Colonel Reed: That’s gotta be a record. What’s the best way to… go about disarming one of these things?

Staff Sergeant William James: The way you don’t die, sir.

Colonel Reed: That’s a good one. That’s spoken like a wild man. That’s good.

A. O. Scott, writing for the New York Times describes James like this:  “Staff Sgt. William James (Jeremy Renner) is something else, someone we recognize instantly even if we have never seen anyone quite like him before. He is a connoisseur, a genius, an artist.”

The artistic temperament— and the yearning or longing for or to be “something more extraordinary” creates a white hot intensity of feeling in these characters.  In contrast, long-term relationships and the comfortable companionship that committed loving couples (and families) share seem suffocatingly pedestrian.

Power of Idealism characters, operating in their Dark Side, are unprepared to make the ordinary, small, everyday sacrifices real long-term every-day love requires, especially when there are children involved.
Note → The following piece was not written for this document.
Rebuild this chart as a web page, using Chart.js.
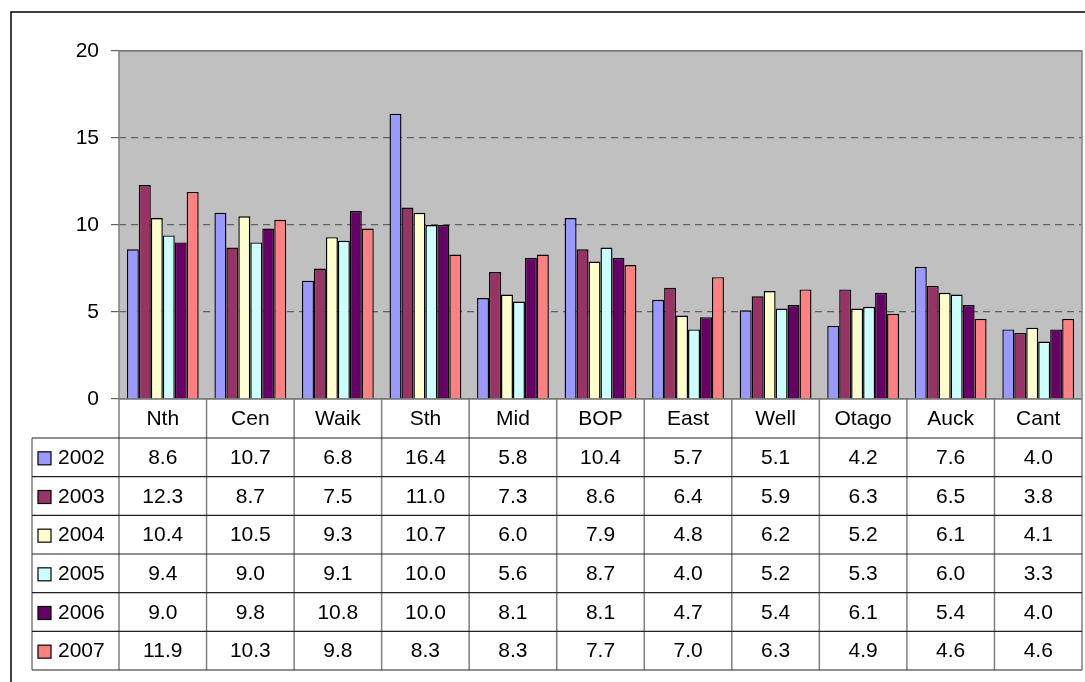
<!DOCTYPE html>
<html>
<head>
<meta charset="utf-8">
<script src="https://cdn.jsdelivr.net/npm/chart.js@4/dist/chart.umd.min.js"></script>
<style>
    body { margin: 0; background: #fff; }
    #wrap { width: 1085px; height: 682px; }
</style>
</head>
<body>
<div id="wrap"><canvas id="regionChart" width="1085" height="682"></canvas></div>
<script>
// region data
const categories = ['Nth', 'Cen', 'Waik', 'Sth', 'Mid', 'BOP', 'East', 'Well', 'Otago', 'Auck', 'Cant'];
const years = ['2002', '2003', '2004', '2005', '2006', '2007'];
const v2002 = [8.6, 10.7, 6.8, 16.4, 5.8, 10.4, 5.7, 5.1, 4.2, 7.6, 4.0];
const v2003 = [12.3, 8.7, 7.5, 11.0, 7.3, 8.6, 6.4, 5.9, 6.3, 6.5, 3.8];
const v2004 = [10.4, 10.5, 9.3, 10.7, 6.0, 7.9, 4.8, 6.2, 5.2, 6.1, 4.1];
const v2005 = [9.4, 9.0, 9.1, 10.0, 5.6, 8.7, 4.0, 5.2, 5.3, 6.0, 3.3];
const v2006 = [9.0, 9.8, 10.8, 10.0, 8.1, 8.1, 4.7, 5.4, 6.1, 5.4, 4.0];
const v2007 = [11.9, 10.3, 9.8, 8.3, 8.3, 7.7, 7.0, 6.3, 4.9, 4.6, 4.6];
const yTicks = [0, 5, 10, 15, 20];

const seriesValues = [v2002, v2003, v2004, v2005, v2006, v2007];
const seriesColors = ['#9999FF', '#993366', '#FFFFCC', '#CCFFFF', '#660066', '#FF8080'];

const FONT = '"Liberation Sans", Arial, sans-serif';

// plot background, border and the data table under the axis
const excelFrame = {
    id: 'excelFrame',
    beforeDraw(chart) {
        const { ctx, chartArea: a } = chart;
        ctx.save();
        ctx.fillStyle = '#C0C0C0';
        ctx.fillRect(a.left, a.top, a.right - a.left, a.bottom - a.top);
        ctx.restore();
    },
    afterDraw(chart) {
        const { ctx, chartArea: a } = chart;
        const xs = chart.scales.x;
        const n = categories.length;
        const colW = (a.right - a.left) / n;
        const headTop = a.bottom;
        const headBottom = 438;
        const tableBottom = 670;
        const rowH = (tableBottom - headBottom) / years.length;
        const legendLeft = 32;

        ctx.save();
        // outer chart border
        ctx.strokeStyle = '#000';
        ctx.lineWidth = 1.5;
        ctx.beginPath();
        ctx.moveTo(11, 682);
        ctx.lineTo(11, 12);
        ctx.lineTo(1085, 12);
        ctx.stroke();

        // plot border
        ctx.strokeStyle = '#808080';
        ctx.lineWidth = 1.5;
        ctx.strokeRect(a.left, a.top, a.right - a.left, a.bottom - a.top);

        // vertical table lines
        ctx.strokeStyle = '#808080';
        ctx.lineWidth = 1.5;
        ctx.beginPath();
        for (let i = 0; i <= n; i++) {
            const x = a.left + i * colW;
            ctx.moveTo(x, headTop);
            ctx.lineTo(x, tableBottom);
        }
        ctx.moveTo(legendLeft, headBottom);
        ctx.lineTo(legendLeft, tableBottom);
        ctx.stroke();

        // horizontal table lines
        ctx.strokeStyle = '#222';
        ctx.lineWidth = 1.2;
        ctx.beginPath();
        for (let r = 0; r <= years.length; r++) {
            const y = headBottom + r * rowH;
            ctx.moveTo(legendLeft, y);
            ctx.lineTo(a.right, y);
        }
        ctx.stroke();

        // legend keys and values
        ctx.font = '21px ' + FONT;
        ctx.textBaseline = 'middle';
        years.forEach((yr, r) => {
            const cy = headBottom + r * rowH + rowH / 2 + 1;
            ctx.fillStyle = seriesColors[r];
            ctx.fillRect(38, cy - 6.5, 13, 13);
            ctx.strokeStyle = '#000';
            ctx.lineWidth = 1.2;
            ctx.strokeRect(38, cy - 6.5, 13, 13);
            ctx.fillStyle = '#000';
            ctx.textAlign = 'left';
            ctx.fillText(yr, 58, cy);
            ctx.textAlign = 'center';
            seriesValues[r].forEach((v, i) => {
                ctx.fillText(v.toFixed(1), xs.getPixelForValue(i), cy);
            });
        });
        ctx.restore();
    }
};

const ctx = document.getElementById('regionChart').getContext('2d');
new Chart(ctx, {
    type: 'bar',
    data: {
        labels: categories,
        datasets: years.map((yr, i) => ({
            label: yr,
            data: seriesValues[i],
            backgroundColor: seriesColors[i],
            borderColor: '#000',
            borderWidth: 1.4,
            categoryPercentage: 0.82,
            barPercentage: 1.0
        }))
    },
    options: {
        responsive: false,
        animation: false,
        layout: { padding: { top: 51, right: 3, left: 0, bottom: 0 } },
        plugins: {
            legend: { display: false },
            tooltip: { enabled: false }
        },
        scales: {
            x: {
                grid: { display: false },
                border: { display: false },
                ticks: {
                    color: '#000',
                    font: { family: FONT, size: 21 },
                    padding: 0,
                    maxRotation: 0,
                    autoSkip: false
                },
                afterFit(scale) { scale.height = 283; }
            },
            y: {
                min: 0,
                max: 20,
                afterBuildTicks(scale) { scale.ticks = yTicks.map(v => ({ value: v })); },
                grid: {
                    color: '#606060',
                    lineWidth: 1.2,
                    tickLength: 8,
                    tickColor: '#606060',
                    tickBorderDash: []
                },
                border: {
                    display: false,
                    dash: c => (c.tick && (c.tick.value === 20 || c.tick.value === 0)) ? [] : [7, 5]
                },
                ticks: {
                    color: '#000',
                    font: { family: FONT, size: 21 },
                    padding: 12
                },
                afterFit(scale) { scale.width = 119; }
            }
        }
    },
    plugins: [excelFrame]
});
</script>
</body>
</html>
In this exchange James explains to his infant son:

Staff Sergeant William James: You love playing with that. You love playing with all your stuffed animals. You love your Mommy, your Daddy. You love your pajamas. You love everything, don’t ya? Yea. But you know what, buddy? As you get older… some of the things you love might not seem so special anymore. Like your Jack-in-a-Box. Maybe you’ll realize it’s just a piece of tin and a stuffed animal. And then you forget the few things you really love. And by the time you get to my age, maybe it’s only one or two things. With me, I think it’s one.

James’ character reminds me of another Power of Idealism character addicted to the drug of violence, the Narrator (Edward Norton) in Fight Club.  He feels dead in his ordinary every-day life and must witness extreme pain in support groups to find release, catharsis and peaceful sleep.  Soon, even that isn’t enough.

The Narrator (with disgust):  “This chick Marla Singer did not have testicular cancer. She was a liar. She had no diseases at all. I had seen her at Free and Clear my blood parasite group Thursdays. Then at Hope, my bi-monthly sickle cell circle. And again at Seize the Day, my tuberculous Friday night. Marla… the big tourist. Her lie reflected my lie. Suddenly I felt nothing. I couldn’t cry, so once again I couldn’t sleep.”

He must then inflict pain on himself and others, through brutal beatings in Fight Club in order to feel anything or even seem alive.  However horrific, this violence has an intensity he finds satisfying.  Better to feel this than nothing at all.

In Trainspotting, Power of Idealism character, Renton (Ewan McGregor), recounts his Dark Side experience with heroin.  The drug’s effects are also intense but horrific.  The adrenalin rush of  Staff Sergeant James’ work seems much like Renton describes heroin:  “Take the best orgasm you’ve ever had… multiply it by a thousand, and you’re still nowhere near it.”

Kenneth Turan sums up this feeling writing about The Hurt Locker in The Los Angeles Times:  “The film starts with a celebrated quote from the book War Is a Force that Gives Us Meaning by Chris Hedges: “The rush of battle is often a potent and lethal addiction, for war is a drug.” It’s easy to understand this thought intellectually, but by the time this remarkable film (The Hurt Locker) comes to an end, we feel it in our souls.”

Power of Reason characters withdraw from the intimacy of love and family because they are afraid they will feel too much.  Power of Idealism characters withdraw from the intimacy of love and family because they are afraid they won’t feel enough.